Monday, November 15, 2004

Remembering My Mother

Today is my mother's birthday. Well, birthDATE.

My mom died in the early 90s from bone cancer and a slew of other factors that she was pretty much in denial about. Something about drinking and liver disease. I don't usually have a strong, nasty tone when I talk of my mother but something hit me early Saturday morning when I woke from a dream about my mom and the house I called home.

When I've discussed my childhood, I've always mentioned the alcholism, the fact that I was an adult child of the disease, that I was a caregiver to my mother, that I grew up fast and was a good kid in spite of the conditions that surrounded me. I've always loved my mother deeply and still do if loving the dead is something the living can actually do.

Before her death, we talked about days past, feelings felt and impressions left. I felt settled when she died. I'd come to terms with my upbringing, with her parenting, with her, the woman she became and the woman I was still becoming. I'd let go of grudges, anger, and the shitload of old emotional baggage. When my mom took her last breath with me on the phone, I'd felt that it was the final release of her pain and that was a relief to me.

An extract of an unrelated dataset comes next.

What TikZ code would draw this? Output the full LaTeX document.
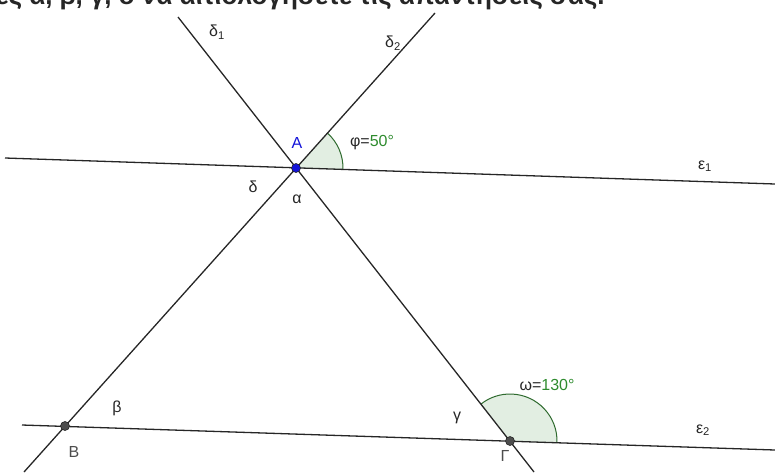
\documentclass[tikz,border=0pt]{standalone}
\usepackage{fontspec}
\setmainfont{Liberation Sans}
\usetikzlibrary{angles,calc}
\definecolor{GeoBlue}{HTML}{1414D9}
\definecolor{GeoGreen}{HTML}{2E8B2E}
\definecolor{GeoArc}{HTML}{2F6B2F}
\definecolor{GeoFill}{HTML}{E2EEE2}
\definecolor{GeoLine}{HTML}{262626}
\definecolor{GeoGray}{HTML}{4D4D4D}
\tikzset{
  geoline/.style={draw=GeoLine,line width=1.3pt},
  geopoint/.style={circle,fill=#1,draw=GeoLine,line width=0.6pt,inner sep=0pt,minimum size=9pt},
  anglemark/.style={draw=GeoArc,fill=GeoFill,line width=1pt,angle radius=47pt},
  lbl/.style={font=\fontsize{16}{18}\selectfont,text=GeoLine,inner sep=0pt}
}

\begin{document}
\begin{tikzpicture}[x=1pt,y=-1pt]
  \useasboundingbox (0,0) rectangle (775,472);
  \clip (0,0) rectangle (775,472);
  % heading, cut by the crop
  \node[anchor=base west,inner sep=0pt,font=\fontsize{26}{30}\bfseries\selectfont,text=GeoLine] (head) at (-4,4)
    {ες α, β, γ, δ να αιτιολογήσετε τις απαντήσεις σας.};

  \coordinate (A) at (296,168);
  \coordinate (B) at (65,426);
  \coordinate (G) at (510,441);
  \coordinate (e1l) at (5,158);
  \coordinate (e1r) at (775,184);
  \coordinate (e2l) at (22,425);
  \coordinate (e2r) at (775,450);
  \coordinate (d1t) at (178,17);
  \coordinate (d1b) at (534,472);
  \coordinate (d2t) at (435,13);
  \coordinate (d2b) at (24,472);

  \pic[anglemark] {angle=e1r--A--d2t};
  \pic[anglemark] {angle=e2r--G--A};

  \draw[geoline] (e1l) -- (e1r);
  \draw[geoline] (e2l) -- (e2r);
  \draw[geoline] (d1t) -- (d1b);
  \draw[geoline] (d2t) -- (d2b);

  \node[geopoint=GeoBlue] (pA) at (A) {};
  \node[geopoint=GeoGray] (pB) at (B) {};
  \node[geopoint=GeoGray] (pG) at (G) {};

  \node[lbl] (ld1) at (217,32) {δ\textsubscript{1}};
  \node[lbl] (ld2) at (393,43) {δ\textsubscript{2}};
  \node[lbl,text=GeoBlue] (lA) at (297,143) {A};
  \node[lbl] (lphi) at (372,143) {φ=\textcolor{GeoGreen}{50°}};
  \node[lbl] (le1) at (705,166) {ε\textsubscript{1}};
  \node[lbl] (ldelta) at (253,187) {δ};
  \node[lbl] (lalpha) at (297,199) {α};
  \node[lbl] (lbeta) at (117,408) {β};
  \node[lbl,text=GeoGray] (lB) at (74,452) {B};
  \node[lbl] (lgamma) at (457,418) {γ};
  \node[lbl,text=GeoGray] (lG) at (505,456) {Γ};
  \node[lbl] (lomega) at (547,385) {ω=\textcolor{GeoGreen}{130°}};
  \node[lbl] (le2) at (703,430) {ε\textsubscript{2}};
\end{tikzpicture}
\end{document}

When I woke up crying Saturday morning, I felt a weight on me again, a weight I'd not felt for many years. I felt angry, I was pissed, I was picturing the images in my dream, images from the house I grew up in and was always ashamed of. The house that my mom used to harbor junk, dirt, disease, was the same place I was supposed to see as a safe-haven from the world around me. I knew no one else who lived in a house like mine and I always wanted better. I woke up remembering:
  • The dog chained to the tree at the very back of the yard. What kind of protection could he POSSIBLY have provided?
  • The non-working, rusting car behind the house. Why did I always have to mow around that piece of junk?
  • The house that smelled like dog piss for YEARS! The furniture and carpets were stained and stiff from the constant urination of in-house dogs.
  • The countless cardboard boxes and paper bags that stored valueless items. The depression ended YEARS ago, really, it did.
  • The bedroom I shared with my mother while my brother was living with us. How could she DARE bring men into that room while I was asleep?
  • The stench of rotting and molding items from a basement that flooded several times a year. The one valuable item she owned was a stereo she brought back from Germany and she left it to bathe in flood water. I never understood that.
  • The noise when she and my older siblings would gather for partying. My bedroom never offered the sanctuary I sought. I still yearn for silence as an adult.

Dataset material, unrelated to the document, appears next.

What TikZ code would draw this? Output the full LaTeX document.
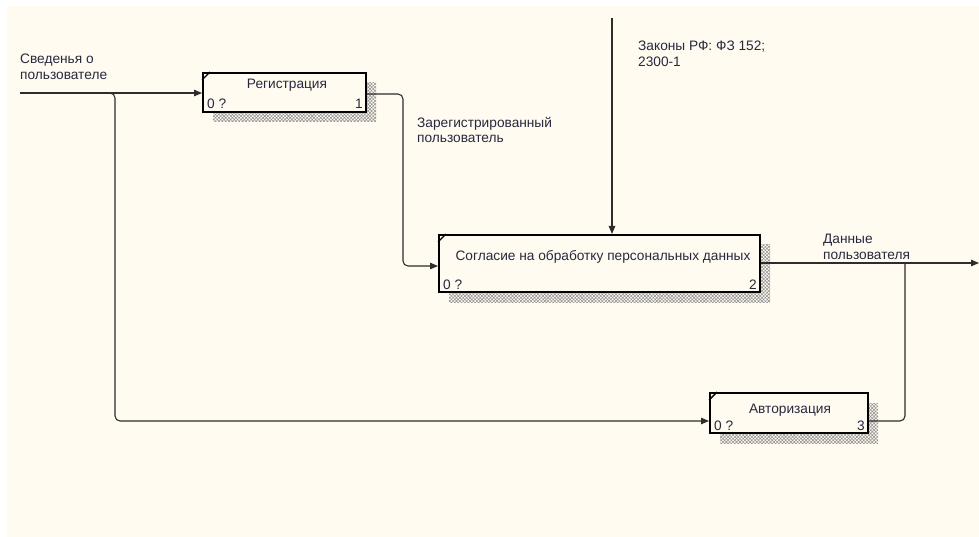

I don't know why those painful memories haunted me in my sleep the other night. Is it because I'm feeling the sense of dissatisfaction as I embark on a life-changing event? Is it telling me that I have come a long way and I should be satisfied with the achievement and progress I've made so far? Is it because I've never shared those remembered details with anyone and I just needed to release them? I don't know. I do know that I awoke with an urge to write and that is not an urge that strikes me very often. I suppose I am thankful to have had that be a catalyst for action because I am feeling the freeing sensation as I type now.